UX Design is User-Centered

Since UX design encompasses the entire user journey, it’s a multidisciplinary field – UX designers come from a variety of backgrounds such as visual design, programming, psychology and interaction design. To design for human users also means you have to work with a heightened scope regarding accessibility and accommodating many potential users’ physical limitations, such as reading small text. A UX designer’s typical tasks vary, but often include user research, creating personas, designing wireframes and interactive prototypes as well as testing designs. These tasks can vary greatly from one organization to the next, but they always demand designers to be the users’ advocate and keep the users’ needs at the center of all design and development efforts. That’s also why most UX designers work in some form of user-centered work process, and keep channeling their best-informed efforts until they address all of the relevant issues and user needs optimally.

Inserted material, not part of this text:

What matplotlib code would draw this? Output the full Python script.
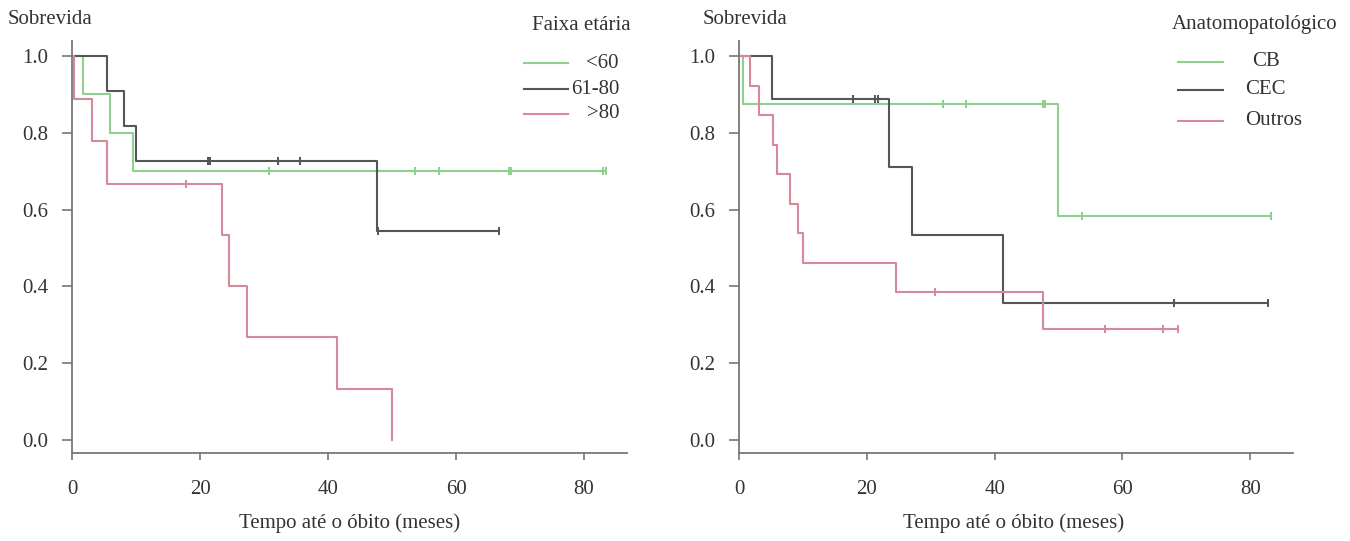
import numpy as np
import matplotlib
matplotlib.use("Agg")
import matplotlib.pyplot as plt
from matplotlib.lines import Line2D

plt.rcParams["font.family"] = ["Liberation Serif", "DejaVu Serif"]

# ─── Data ────────────────────────────────────────────────────────────────────

GREEN = "#8fcf8f"
GRAY = "#555555"
RED = "#d48a98"

# Left panel: Faixa etária
age_labels = ["<60", "61-80", ">80"]
age_times = [
    [0, 1.7, 5.9, 9.6],
    [0, 5.5, 8.2, 10.0, 47.6],
    [0, 0.3, 3.1, 5.4, 23.4, 24.6, 27.3, 41.4, 50.0],
]
age_surv = [
    [1.0, 0.9, 0.8, 0.7],
    [1.0, 0.909, 0.818, 0.727, 0.545],
    [1.0, 0.889, 0.778, 0.667, 0.533, 0.4, 0.267, 0.133, 0.0],
]
age_end = [83.4, 66.7, 50.0]
age_cens = [
    [30.7, 53.6, 57.4, 68.2, 68.6, 83.0, 83.4],
    [21.2, 21.6, 32.2, 35.6, 47.8, 66.7],
    [17.8],
]

# Right panel: Anatomopatológico
hist_labels = ["CB", "CEC", "Outros"]
hist_times = [
    [0, 0.6, 49.9],
    [0, 5.2, 23.4, 27.0, 41.3],
    [0, 1.7, 3.1, 5.3, 5.9, 8.0, 9.2, 10.0, 24.5, 47.5],
]
hist_surv = [
    [1.0, 0.875, 0.583],
    [1.0, 0.889, 0.711, 0.533, 0.356],
    [1.0, 0.923, 0.846, 0.769, 0.692, 0.615, 0.538, 0.462, 0.385, 0.289],
]
hist_end = [83.3, 82.8, 68.7]
hist_cens = [
    [31.9, 35.5, 47.5, 47.9, 53.7, 83.3],
    [17.8, 21.3, 21.7, 68.1, 82.8],
    [30.6, 57.3, 66.4, 68.7],
]

colors = [GREEN, GRAY, RED]
xticks = [0, 20, 40, 60, 80]
yticks = [0.0, 0.2, 0.4, 0.6, 0.8, 1.0]
FS = 15


# ─── Helpers ──────────────────────────────────────────────────────────────────

def px(x, y):
    """pixel (from top-left) -> figure fraction"""
    return x / 1350, 1 - y / 541


def km_panel(ax, times, surv, ends, cens, cols):
    for t, s, e, c, col in zip(times, surv, ends, cens, cols):
        x = list(t) + [e]
        y = list(s) + [s[-1]]
        ax.step(x, y, where="post", color=col, lw=1.5)
        idx = np.searchsorted(t, c, side="right") - 1
        ax.plot(c, np.array(s)[idx], ls="none", marker="|", ms=6,
                mew=1.4, color=col)
    ax.set_xlim(0, 86.7)
    ax.set_ylim(-0.035, 1.04)
    ax.set_xticks(xticks)
    ax.set_yticks(yticks)
    ax.set_yticklabels([f"{v:.1f}" for v in yticks])
    for sp in ["top", "right"]:
        ax.spines[sp].set_visible(False)
    for sp in ["left", "bottom"]:
        ax.spines[sp].set_color("#777777")
        ax.spines[sp].set_linewidth(1.3)
    ax.tick_params(axis="y", length=7, width=1.2, color="#777777",
                   pad=10, labelsize=FS, labelcolor="#333333")
    ax.tick_params(axis="x", length=5, width=1.2, color="#777777",
                   pad=14, labelsize=FS, labelcolor="#333333")


def manual_legend(fig, title, title_xy, labels, line_x, line_ys, label_x, cols):
    fig.text(*px(*title_xy), title, ha="left", va="center", fontsize=FS,
             color="#333333")
    for lab, ly, lx, col in zip(labels, line_ys, label_x, cols):
        x0, y0 = px(line_x[0], ly)
        x1, _ = px(line_x[1], ly)
        fig.add_artist(Line2D([x0, x1], [y0, y0], transform=fig.transFigure,
                              color=col, lw=1.5))
        fig.text(*px(lx, ly), lab, ha="left", va="center", fontsize=FS,
                 color="#333333")


# ─── Figure ──────────────────────────────────────────────────────────────────

fig = plt.figure(figsize=(13.5, 5.41), dpi=100)
ax1 = fig.add_axes([72 / 1350, 1 - 453.4 / 541, 555 / 1350, 412.8 / 541])
ax2 = fig.add_axes([739 / 1350, 1 - 453.4 / 541, 554 / 1350, 412.8 / 541])

km_panel(ax1, age_times, age_surv, age_end, age_cens, colors)
km_panel(ax2, hist_times, hist_surv, hist_end, hist_cens, colors)

fig.text(*px(8, 19), "Sobrevida", ha="left", va="center", fontsize=FS,
         color="#333333")
fig.text(*px(703, 19), "Sobrevida", ha="left", va="center", fontsize=FS,
         color="#333333")

fig.text(*px(350, 523), "Tempo até o óbito (meses)", ha="center",
         va="center", fontsize=FS, color="#333333")
fig.text(*px(1014, 523), "Tempo até o óbito (meses)", ha="center",
         va="center", fontsize=FS, color="#333333")

manual_legend(fig, "Faixa etária", (532, 25), age_labels, (524, 568),
              [63, 89, 114], [586, 571, 587], colors)
manual_legend(fig, "Anatomopatológico", (1172, 25), hist_labels, (1178, 1223),
              [62, 90, 121], [1252, 1245, 1245], colors)

fig.savefig("out.png", dpi=100)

User-centered design is an iterative process where you take an understanding of the users and their context as a starting point for all design and development.

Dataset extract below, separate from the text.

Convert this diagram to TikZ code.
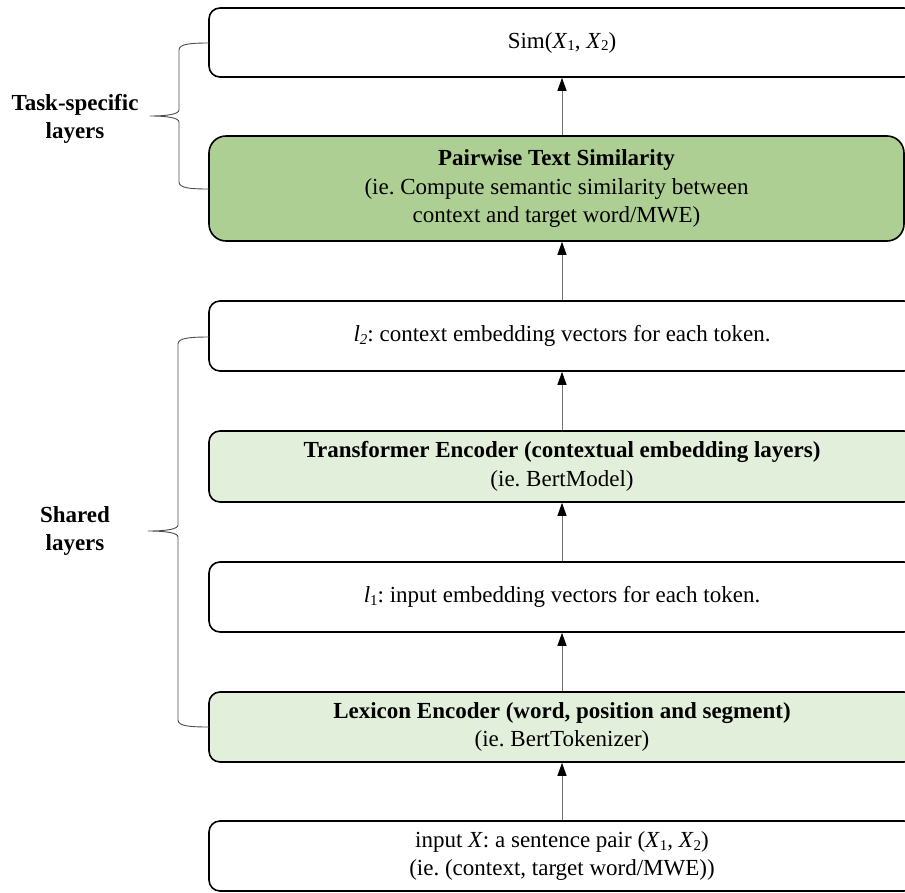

How to become a UX designer

As we have seen, UX design is an extremely multifaceted field. Working in UX requires a highly diverse skillset coupled with a passion for user-centric design. A career in UX can be very varied, challenging and financially rewarding; according to Glassdoor, the average salary for a User Experience Designer in the United States is $97,460.

There is no standard background or path that leads to a career in UX. However, the best UX designers typically share certain qualities and attributes, including:

  • An ability to think both creatively and analytically
  • A strong gift for empathy and a user-first mindset
  • An interest in technology and how humans interact with it
  • Strong problem-solving skills
  • Strong communication skills and ability to collaborate

Conclusion

UX design is becoming more and more important on the web. The more you understand UX principles, the better of a designer you will be.